» **TASK OBJECTIVE**: Only the lines from the start of the data to the line containing "minimum width=158pt, minimum", both included, should be output, exactly and without pictures.
· · ·
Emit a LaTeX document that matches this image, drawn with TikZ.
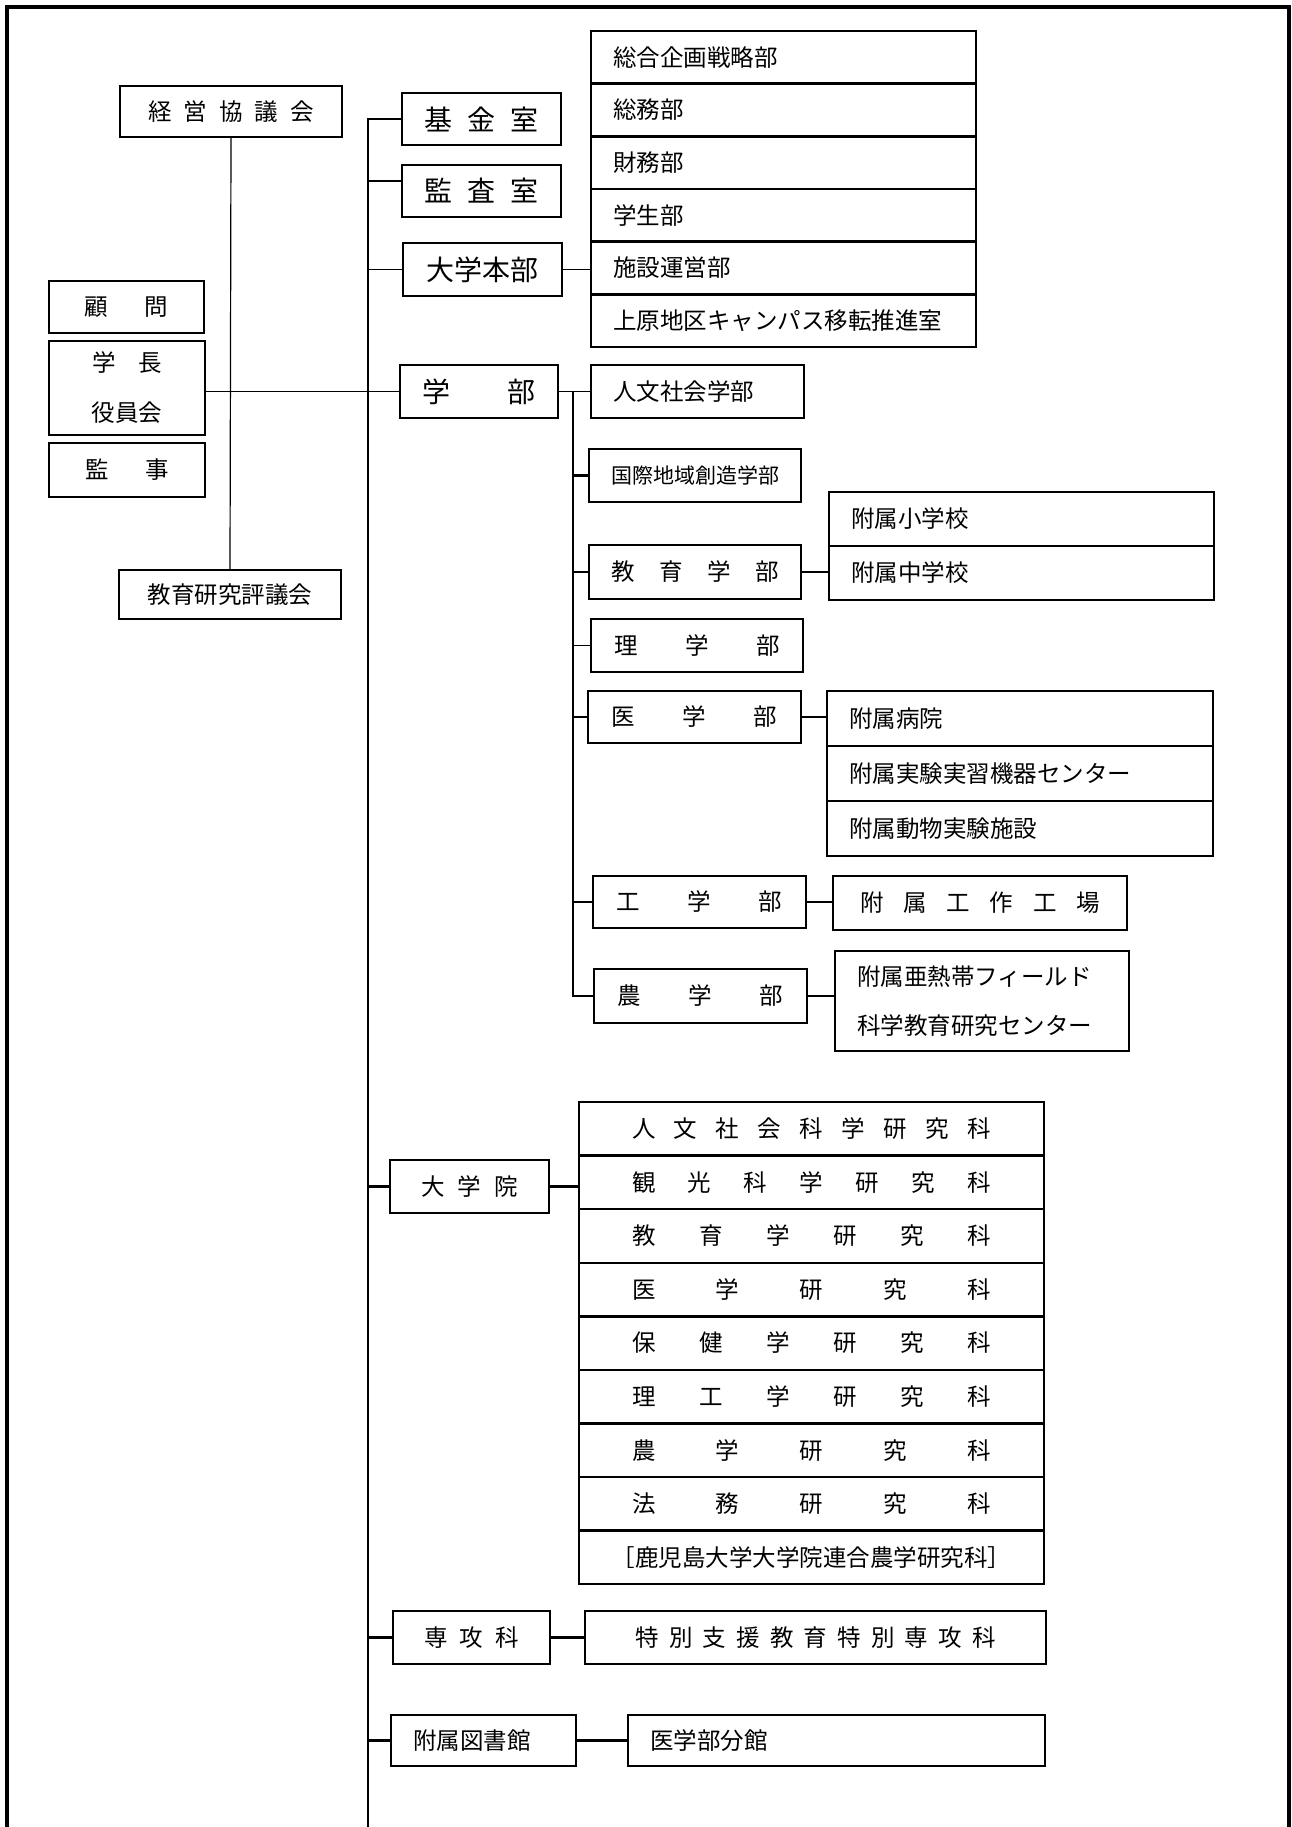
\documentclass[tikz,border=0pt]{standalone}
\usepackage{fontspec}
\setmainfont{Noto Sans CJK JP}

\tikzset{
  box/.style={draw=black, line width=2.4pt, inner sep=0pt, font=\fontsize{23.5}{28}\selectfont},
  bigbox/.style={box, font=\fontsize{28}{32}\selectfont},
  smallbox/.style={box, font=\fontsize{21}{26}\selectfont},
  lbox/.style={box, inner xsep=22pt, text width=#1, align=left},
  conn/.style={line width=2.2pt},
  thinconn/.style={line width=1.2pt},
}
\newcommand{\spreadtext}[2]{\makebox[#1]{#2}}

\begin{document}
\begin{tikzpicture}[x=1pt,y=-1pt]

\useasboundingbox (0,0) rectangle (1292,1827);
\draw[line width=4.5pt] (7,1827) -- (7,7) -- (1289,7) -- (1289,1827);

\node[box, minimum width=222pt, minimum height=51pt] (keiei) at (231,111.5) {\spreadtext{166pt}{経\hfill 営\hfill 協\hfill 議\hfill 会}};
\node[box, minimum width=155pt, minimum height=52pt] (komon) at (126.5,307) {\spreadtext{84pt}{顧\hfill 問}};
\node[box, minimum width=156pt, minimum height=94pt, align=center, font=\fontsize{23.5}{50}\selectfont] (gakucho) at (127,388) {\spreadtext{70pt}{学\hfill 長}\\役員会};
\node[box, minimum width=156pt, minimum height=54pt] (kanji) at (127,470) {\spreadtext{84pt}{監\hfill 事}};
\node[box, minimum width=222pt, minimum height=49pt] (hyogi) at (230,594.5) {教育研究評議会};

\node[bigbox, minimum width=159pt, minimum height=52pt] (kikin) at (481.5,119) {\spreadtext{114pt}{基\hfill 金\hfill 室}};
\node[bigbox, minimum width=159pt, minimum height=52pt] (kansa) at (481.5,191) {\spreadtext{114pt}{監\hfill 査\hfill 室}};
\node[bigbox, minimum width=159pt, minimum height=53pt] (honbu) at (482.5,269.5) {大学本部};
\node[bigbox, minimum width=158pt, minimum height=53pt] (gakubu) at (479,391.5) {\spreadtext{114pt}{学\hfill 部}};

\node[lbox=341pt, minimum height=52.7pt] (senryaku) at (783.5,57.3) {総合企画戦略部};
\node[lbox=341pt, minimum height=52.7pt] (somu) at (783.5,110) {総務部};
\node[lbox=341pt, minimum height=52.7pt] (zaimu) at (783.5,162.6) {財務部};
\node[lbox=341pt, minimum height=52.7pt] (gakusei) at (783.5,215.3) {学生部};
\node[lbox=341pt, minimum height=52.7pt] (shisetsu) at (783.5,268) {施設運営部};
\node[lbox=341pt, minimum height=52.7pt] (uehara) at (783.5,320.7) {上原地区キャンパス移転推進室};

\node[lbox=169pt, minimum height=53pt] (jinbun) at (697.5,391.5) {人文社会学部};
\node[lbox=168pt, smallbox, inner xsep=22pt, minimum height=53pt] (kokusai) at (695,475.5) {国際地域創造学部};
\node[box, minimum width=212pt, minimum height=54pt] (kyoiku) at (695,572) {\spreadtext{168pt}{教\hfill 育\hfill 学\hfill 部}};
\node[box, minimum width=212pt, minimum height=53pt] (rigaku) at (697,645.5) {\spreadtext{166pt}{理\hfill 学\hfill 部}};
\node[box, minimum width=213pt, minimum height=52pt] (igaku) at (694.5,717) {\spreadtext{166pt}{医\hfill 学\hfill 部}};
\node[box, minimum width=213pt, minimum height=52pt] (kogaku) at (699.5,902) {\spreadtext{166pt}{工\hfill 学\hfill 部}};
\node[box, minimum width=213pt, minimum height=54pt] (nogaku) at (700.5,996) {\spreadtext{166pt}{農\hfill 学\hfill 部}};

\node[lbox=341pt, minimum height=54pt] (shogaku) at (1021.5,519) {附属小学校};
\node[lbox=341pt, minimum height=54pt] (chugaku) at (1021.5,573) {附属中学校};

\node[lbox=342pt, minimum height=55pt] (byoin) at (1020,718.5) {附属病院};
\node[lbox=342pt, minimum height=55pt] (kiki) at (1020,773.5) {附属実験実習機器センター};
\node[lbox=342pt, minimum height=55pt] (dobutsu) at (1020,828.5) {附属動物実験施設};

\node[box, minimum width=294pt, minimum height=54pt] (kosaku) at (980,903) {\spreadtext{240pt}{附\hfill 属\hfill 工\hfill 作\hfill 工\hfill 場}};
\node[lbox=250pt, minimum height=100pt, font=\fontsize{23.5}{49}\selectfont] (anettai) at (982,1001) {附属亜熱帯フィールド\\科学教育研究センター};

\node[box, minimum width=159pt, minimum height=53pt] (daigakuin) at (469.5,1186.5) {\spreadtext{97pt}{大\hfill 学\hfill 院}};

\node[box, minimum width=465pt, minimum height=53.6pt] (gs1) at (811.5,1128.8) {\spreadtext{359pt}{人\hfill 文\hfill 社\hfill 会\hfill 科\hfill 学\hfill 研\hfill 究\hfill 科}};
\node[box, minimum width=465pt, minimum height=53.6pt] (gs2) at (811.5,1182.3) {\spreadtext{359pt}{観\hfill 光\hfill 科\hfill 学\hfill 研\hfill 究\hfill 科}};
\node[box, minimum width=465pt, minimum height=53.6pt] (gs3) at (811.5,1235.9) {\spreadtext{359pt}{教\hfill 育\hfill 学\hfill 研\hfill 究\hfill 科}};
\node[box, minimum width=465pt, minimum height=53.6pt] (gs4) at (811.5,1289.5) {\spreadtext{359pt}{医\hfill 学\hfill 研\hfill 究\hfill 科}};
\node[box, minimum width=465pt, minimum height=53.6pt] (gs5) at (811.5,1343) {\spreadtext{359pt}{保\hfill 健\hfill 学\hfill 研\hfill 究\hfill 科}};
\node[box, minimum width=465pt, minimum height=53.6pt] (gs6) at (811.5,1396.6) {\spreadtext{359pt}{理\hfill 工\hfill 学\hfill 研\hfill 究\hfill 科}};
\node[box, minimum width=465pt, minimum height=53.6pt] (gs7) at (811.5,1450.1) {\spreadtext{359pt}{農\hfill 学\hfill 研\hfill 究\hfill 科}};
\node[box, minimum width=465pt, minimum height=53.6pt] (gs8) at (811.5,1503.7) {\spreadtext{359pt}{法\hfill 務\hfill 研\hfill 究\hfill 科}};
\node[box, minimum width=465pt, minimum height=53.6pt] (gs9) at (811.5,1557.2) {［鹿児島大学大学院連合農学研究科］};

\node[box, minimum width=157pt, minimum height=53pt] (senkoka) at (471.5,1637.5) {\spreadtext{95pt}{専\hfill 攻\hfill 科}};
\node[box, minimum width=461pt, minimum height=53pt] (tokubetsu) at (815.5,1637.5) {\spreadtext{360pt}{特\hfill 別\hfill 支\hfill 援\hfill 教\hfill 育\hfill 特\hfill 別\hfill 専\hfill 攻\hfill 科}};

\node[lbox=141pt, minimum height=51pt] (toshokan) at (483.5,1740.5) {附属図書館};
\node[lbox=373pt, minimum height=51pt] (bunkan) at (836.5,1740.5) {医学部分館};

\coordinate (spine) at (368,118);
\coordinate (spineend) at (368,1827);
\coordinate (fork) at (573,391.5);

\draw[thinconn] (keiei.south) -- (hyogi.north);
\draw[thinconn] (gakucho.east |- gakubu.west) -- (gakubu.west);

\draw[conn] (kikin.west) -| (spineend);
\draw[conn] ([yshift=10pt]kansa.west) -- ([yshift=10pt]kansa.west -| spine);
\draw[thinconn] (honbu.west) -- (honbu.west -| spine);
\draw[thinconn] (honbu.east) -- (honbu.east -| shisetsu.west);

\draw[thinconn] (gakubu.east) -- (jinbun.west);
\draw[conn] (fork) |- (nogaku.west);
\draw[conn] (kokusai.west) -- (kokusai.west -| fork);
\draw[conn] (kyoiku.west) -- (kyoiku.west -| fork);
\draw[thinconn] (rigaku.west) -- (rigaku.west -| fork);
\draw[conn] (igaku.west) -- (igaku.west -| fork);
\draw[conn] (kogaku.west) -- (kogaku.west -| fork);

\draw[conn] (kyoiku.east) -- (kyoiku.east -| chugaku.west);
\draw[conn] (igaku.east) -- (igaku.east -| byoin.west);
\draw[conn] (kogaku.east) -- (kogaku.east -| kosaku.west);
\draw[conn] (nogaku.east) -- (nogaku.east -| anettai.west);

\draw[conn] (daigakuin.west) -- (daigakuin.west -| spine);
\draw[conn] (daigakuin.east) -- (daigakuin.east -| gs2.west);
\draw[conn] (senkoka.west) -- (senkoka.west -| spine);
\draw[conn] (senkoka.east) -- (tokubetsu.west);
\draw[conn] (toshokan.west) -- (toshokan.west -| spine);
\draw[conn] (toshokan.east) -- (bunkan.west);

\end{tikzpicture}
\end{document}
· · ·
» **SOLVED PROBLEM**:
Emit a LaTeX document that matches this image, drawn with TikZ.
\documentclass[tikz,border=0pt]{standalone}
\usepackage{fontspec}
\setmainfont{Noto Sans CJK JP}

\tikzset{
  box/.style={draw=black, line width=2.4pt, inner sep=0pt, font=\fontsize{23.5}{28}\selectfont},
  bigbox/.style={box, font=\fontsize{28}{32}\selectfont},
  smallbox/.style={box, font=\fontsize{21}{26}\selectfont},
  lbox/.style={box, inner xsep=22pt, text width=#1, align=left},
  conn/.style={line width=2.2pt},
  thinconn/.style={line width=1.2pt},
}
\newcommand{\spreadtext}[2]{\makebox[#1]{#2}}

\begin{document}
\begin{tikzpicture}[x=1pt,y=-1pt]

\useasboundingbox (0,0) rectangle (1292,1827);
\draw[line width=4.5pt] (7,1827) -- (7,7) -- (1289,7) -- (1289,1827);

\node[box, minimum width=222pt, minimum height=51pt] (keiei) at (231,111.5) {\spreadtext{166pt}{経\hfill 営\hfill 協\hfill 議\hfill 会}};
\node[box, minimum width=155pt, minimum height=52pt] (komon) at (126.5,307) {\spreadtext{84pt}{顧\hfill 問}};
\node[box, minimum width=156pt, minimum height=94pt, align=center, font=\fontsize{23.5}{50}\selectfont] (gakucho) at (127,388) {\spreadtext{70pt}{学\hfill 長}\\役員会};
\node[box, minimum width=156pt, minimum height=54pt] (kanji) at (127,470) {\spreadtext{84pt}{監\hfill 事}};
\node[box, minimum width=222pt, minimum height=49pt] (hyogi) at (230,594.5) {教育研究評議会};

\node[bigbox, minimum width=159pt, minimum height=52pt] (kikin) at (481.5,119) {\spreadtext{114pt}{基\hfill 金\hfill 室}};
\node[bigbox, minimum width=159pt, minimum height=52pt] (kansa) at (481.5,191) {\spreadtext{114pt}{監\hfill 査\hfill 室}};
\node[bigbox, minimum width=159pt, minimum height=53pt] (honbu) at (482.5,269.5) {大学本部};
\node[bigbox, minimum width=158pt, minimum height=53pt] (gakubu) at (479,391.5) {\spreadtext{114pt}{学\hfill 部}};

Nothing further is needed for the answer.